Gale is among the cliff-divers who are pushing for policymakers to go over to force Republicans to accept more revenue. But he only wants to do so if Congress also passes a temporary stimulus measure to boost the economy in the short term — some combination of  "payroll tax cuts, infrastructure investment and aid to the states ... [that] would have a bigger 'bang for the buck' than extending the Bush tax cuts."

Leading Democrats are beginning to acknowledge as much as well: The White House is reportedly looking for a payroll tax alternative that "that does the same thing as the payroll tax cut but isn’t called the payroll tax cut," as Ezra notes. Rep. Chris Van Hollen (D-Md.) is pushing for a straight-up payroll tax extension. And Rep. Keith Ellison (D-Minn.), co-chair of the House Progressive Caucus, warns against "the need for short-term economic growth." He tells me:

Any deal must promote economic growth and expand economic opportunity to address the persistent problem of unemployment. Proposals such as extending the payroll tax cut are one form of economic stimulus that should be on the table, along with potentially more effective short-term stimulus measures such as extending assistance to the long-term unemployed and investing in our crumbling infrastructure.

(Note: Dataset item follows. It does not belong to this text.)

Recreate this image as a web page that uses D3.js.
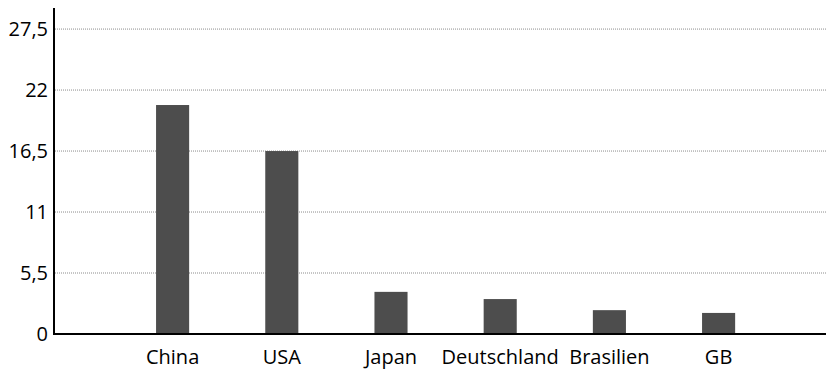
<!DOCTYPE html>
<html>
<head>
<meta charset="utf-8">
<script src="https://cdn.jsdelivr.net/npm/d3@7"></script>
<style>
  body { margin: 0; background: #fff; }
  svg text { font-family: "Open Sans", sans-serif; fill: #000; }
</style>
</head>
<body>
<div id="chart"></div>
<script>
// data
const countries = ["China", "USA", "Japan", "Deutschland", "Brasilien", "GB"];
const values = [20.65, 16.5, 3.8, 3.15, 2.15, 1.9];
const tickValues = [0, 5.5, 11, 16.5, 22, 27.5];
const tickLabels = ["0", "5,5", "11", "16,5", "22", "27,5"];

const width = 830, height = 371;
const margin = { top: 8, right: 4, bottom: 37, left: 55 };
const innerW = width - margin.left - margin.right;
const innerH = height - margin.top - margin.bottom;

const svg = d3.select("#chart")
    .append("svg")
    .attr("width", width)
    .attr("height", height);

const g = svg.append("g")
    .attr("transform", `translate(${margin.left},${margin.top})`);

// scales
const yScale = d3.scaleLinear()
    .domain([0, 29.4])
    .range([innerH, 0]);

const pad = 0.697;
const xScale = d3.scaleBand()
    .domain(countries)
    .range([63, 63 + 6 * 109.2])
    .paddingInner(pad)
    .paddingOuter(pad / 2);

// dotted gridlines
g.selectAll(".grid")
    .data(tickValues.filter(d => d > 0))
    .enter()
    .append("line")
    .attr("class", "grid")
    .attr("x1", 0)
    .attr("x2", innerW)
    .attr("y1", d => yScale(d))
    .attr("y2", d => yScale(d))
    .attr("stroke", "#8c8c8c")
    .attr("stroke-width", 1)
    .attr("stroke-dasharray", "1,1");

// bars
g.selectAll(".bar")
    .data(values)
    .enter()
    .append("rect")
    .attr("class", "bar")
    .attr("x", (d, i) => xScale(countries[i]))
    .attr("y", d => yScale(d))
    .attr("width", xScale.bandwidth())
    .attr("height", d => innerH - yScale(d))
    .attr("fill", "#4d4d4d");

// y axis
const yAxis = g.append("g")
    .call(d3.axisLeft(yScale)
        .tickValues(tickValues)
        .tickSize(0)
        .tickPadding(7)
        .tickFormat((d, i) => tickLabels[i]));
yAxis.select(".domain").remove();
yAxis.selectAll("text").attr("font-size", "20px").attr("font-family", "Open Sans");

// x axis labels
const xAxis = g.append("g")
    .attr("transform", `translate(0,${innerH})`)
    .call(d3.axisBottom(xScale).tickSize(0).tickPadding(16));
xAxis.select(".domain").remove();
xAxis.selectAll("text").attr("font-size", "20px").attr("font-family", "Open Sans");

// axis lines
g.append("line")
    .attr("x1", -1).attr("x2", -1)
    .attr("y1", 0).attr("y2", innerH + 1)
    .attr("stroke", "#000").attr("stroke-width", 2);
g.append("line")
    .attr("x1", -2).attr("x2", innerW)
    .attr("y1", innerH).attr("y2", innerH)
    .attr("stroke", "#000").attr("stroke-width", 2);
</script>
</body>
</html>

So if the fiscal cliff is bad for the economy because it's too much deficit reduction, why are deficit hawks issuing such dire warnings against it — all while insisting that Congress must in fact "go big" with a grand bargain? It's partly because they want deficit reduction to start phasing in later, after the economy has recovered. But it's also because they want a different kind of deficit reduction — one that manages to lower tax rates rather than raise them, and reforms entitlement programs in the long term.